Pianist, composer, singer and songwriter Robin Holcomb has performed extensively in North America, Europe, Australia and Asia as a solo artist and the leader of various ensembles. Living in the Lower East Side of New York in the 1980s, she was a founder of Studio Henry, a venue for maverick composers, and the New York Composers Orchestra. Living in Seattle since 1989, she continues to compose and record songs and music for solo piano, chamber ensembles, dance, theatre and film.
Her most recent recording is John Brown’s Body (Tzadik), a collection of solo piano compositions, a string quartet and duets and trios with Eyvind Kang, Steve Moore and Dave Carter. Solos (Songlines) features solo piano music by Robin Holcomb and Wayne Horvitz, performed by the composers. On the Nonesuch label, The Big Time (2002) is a collection of original songs and arrangements of songs from the Anthology of American Folk Music. Also on Nonesuch, Little Three (1996) is a solo recording of piano music and songs, preceded by Rockabye (1992) and Robin Holcomb (1990). Earlier recordings of instrumental music include Larks, They Crazy and Todos Santos, both on the German Sound Aspects label. Other recording projects include appearances on Bill Frisell’s landmark Nashville recording and contributions to Burt Bacharach, Serge Gainsbourg and Mississippi Sheiks tribute compilations. Ms. Holcomb is frequently invited to perform in the multi-artist tribute concerts produced by Hal Willner and Janine Nichols, including Came So Far For Beauty: The Music of Leonard Cohen, Shock and Awe: The Music of Randy Newman, The Anthology of American Folk Music Revisited and The Doc Pomus Project.
Ms. Holcomb has done something remarkable here: she has created a new American regionalism, spun from many threads country rock, minimalism, Civil War songs, Baptist hymns, Appalachian folk tunes, even the polytonal music of Charles Ives. The music that results is as elegantly simple as a Shaker quilt, and no less beautiful.
Mark Dery, The New York Times
...bringing together the disparate terrain of our American musical landscape, from folk tunes to free jazz, with a thin yet haunting voice that evokes the real spirit of country music - the oral tradition.
Kiki Mason, Vanity Fair
Excellent and baffling, just as it should be.
Andrew Martin, Q Magazine
...refreshing, gentle, intense, honest, original and just heart-stoppingly beautiful.
Hers is an unsettling, utterly original vision.
(capable of) summing up the monumental in the simplest of terms, willing to challenge our minds, our ears, and our hearts.
Her thoughtful melange, which also takes a shot at balancing city sophistication with rural virtue, conveys a mysterious intimacy.
Jim Macnie, Musician
Holcomb snatches up the pop song in her long, loving arms and spirits it off on a breathless joyride through places and emotional states that it rarely has reached before.

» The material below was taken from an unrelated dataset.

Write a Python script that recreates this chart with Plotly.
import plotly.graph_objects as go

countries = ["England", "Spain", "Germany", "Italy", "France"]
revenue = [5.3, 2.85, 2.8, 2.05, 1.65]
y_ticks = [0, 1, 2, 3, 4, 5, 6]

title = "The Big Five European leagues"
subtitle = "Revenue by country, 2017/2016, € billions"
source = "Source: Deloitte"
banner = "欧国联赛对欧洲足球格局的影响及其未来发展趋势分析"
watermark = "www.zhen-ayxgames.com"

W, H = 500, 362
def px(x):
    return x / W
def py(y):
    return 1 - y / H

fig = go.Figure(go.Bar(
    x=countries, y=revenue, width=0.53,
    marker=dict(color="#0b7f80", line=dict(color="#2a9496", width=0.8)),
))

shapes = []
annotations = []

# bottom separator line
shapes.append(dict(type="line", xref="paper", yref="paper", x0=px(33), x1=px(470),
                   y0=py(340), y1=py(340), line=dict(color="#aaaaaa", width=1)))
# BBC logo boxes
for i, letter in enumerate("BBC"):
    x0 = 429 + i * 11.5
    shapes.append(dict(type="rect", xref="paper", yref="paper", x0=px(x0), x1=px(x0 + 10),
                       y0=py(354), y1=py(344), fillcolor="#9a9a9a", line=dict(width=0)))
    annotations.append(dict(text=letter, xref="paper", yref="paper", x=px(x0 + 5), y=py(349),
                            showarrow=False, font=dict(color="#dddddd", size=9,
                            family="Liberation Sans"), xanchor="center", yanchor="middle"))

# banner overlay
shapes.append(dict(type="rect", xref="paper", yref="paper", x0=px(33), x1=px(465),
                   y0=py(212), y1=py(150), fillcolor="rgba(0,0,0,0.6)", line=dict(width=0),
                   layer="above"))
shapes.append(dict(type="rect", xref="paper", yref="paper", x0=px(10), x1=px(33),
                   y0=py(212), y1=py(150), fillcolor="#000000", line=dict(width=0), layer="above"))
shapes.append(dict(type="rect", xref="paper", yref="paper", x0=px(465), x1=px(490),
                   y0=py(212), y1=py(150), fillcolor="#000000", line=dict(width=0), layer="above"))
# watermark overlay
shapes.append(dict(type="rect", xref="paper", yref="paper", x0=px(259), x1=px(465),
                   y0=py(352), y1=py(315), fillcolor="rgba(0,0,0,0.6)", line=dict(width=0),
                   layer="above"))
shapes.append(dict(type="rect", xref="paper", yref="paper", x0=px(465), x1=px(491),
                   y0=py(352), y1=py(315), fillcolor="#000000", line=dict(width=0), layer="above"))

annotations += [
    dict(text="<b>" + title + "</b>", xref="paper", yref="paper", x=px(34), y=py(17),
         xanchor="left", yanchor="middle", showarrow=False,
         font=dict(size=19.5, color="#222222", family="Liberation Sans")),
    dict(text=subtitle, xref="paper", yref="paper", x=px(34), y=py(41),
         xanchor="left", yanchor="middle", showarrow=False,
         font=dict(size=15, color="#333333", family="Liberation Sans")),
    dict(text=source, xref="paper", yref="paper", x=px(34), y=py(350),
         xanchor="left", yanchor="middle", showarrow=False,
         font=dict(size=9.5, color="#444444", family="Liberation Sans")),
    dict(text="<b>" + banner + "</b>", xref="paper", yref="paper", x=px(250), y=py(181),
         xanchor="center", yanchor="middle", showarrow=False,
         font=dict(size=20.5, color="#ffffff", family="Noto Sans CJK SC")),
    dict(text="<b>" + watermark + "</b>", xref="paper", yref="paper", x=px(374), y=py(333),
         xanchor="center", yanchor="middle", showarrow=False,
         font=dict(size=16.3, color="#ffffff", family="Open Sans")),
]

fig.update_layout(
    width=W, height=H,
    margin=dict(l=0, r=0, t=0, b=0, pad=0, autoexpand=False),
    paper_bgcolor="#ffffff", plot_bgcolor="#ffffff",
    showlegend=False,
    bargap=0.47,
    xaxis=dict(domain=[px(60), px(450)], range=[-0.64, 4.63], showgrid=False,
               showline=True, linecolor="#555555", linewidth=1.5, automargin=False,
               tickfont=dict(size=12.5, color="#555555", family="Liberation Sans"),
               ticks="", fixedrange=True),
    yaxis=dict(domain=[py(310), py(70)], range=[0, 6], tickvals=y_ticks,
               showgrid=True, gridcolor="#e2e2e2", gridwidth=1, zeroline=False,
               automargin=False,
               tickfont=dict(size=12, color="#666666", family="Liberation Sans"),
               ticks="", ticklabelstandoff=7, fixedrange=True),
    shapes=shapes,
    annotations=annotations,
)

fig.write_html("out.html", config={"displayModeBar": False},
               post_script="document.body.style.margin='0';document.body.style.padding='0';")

Holcomb's poetry is expansive, her voice tart and sensuous, her piano playing spare, her vision of America as deep as anything you'll encounter in popular music.
Jory Farr, The Press-Enterprise
Achingly painful and suddenly tender, Robin Holcomb's songs mirror a beguiling, bewildering world.
Wif Stegner, Rolling Stone
...one of the most distinctive voices in pop music.
Michael Ross, Stereophile
A wordsmith riveted by life's momentary and private revelations, she is a wise and worldly mystic in the vein of Emily Dickinson, and her jazz-inflected singing is as knowing and supple as her lyrics.
Paul Evans, Rolling Stone
Satie goes to Appalachia, Morricone goes to the Knitting Factory, and you, dear art-folk fan, die and go to heaven.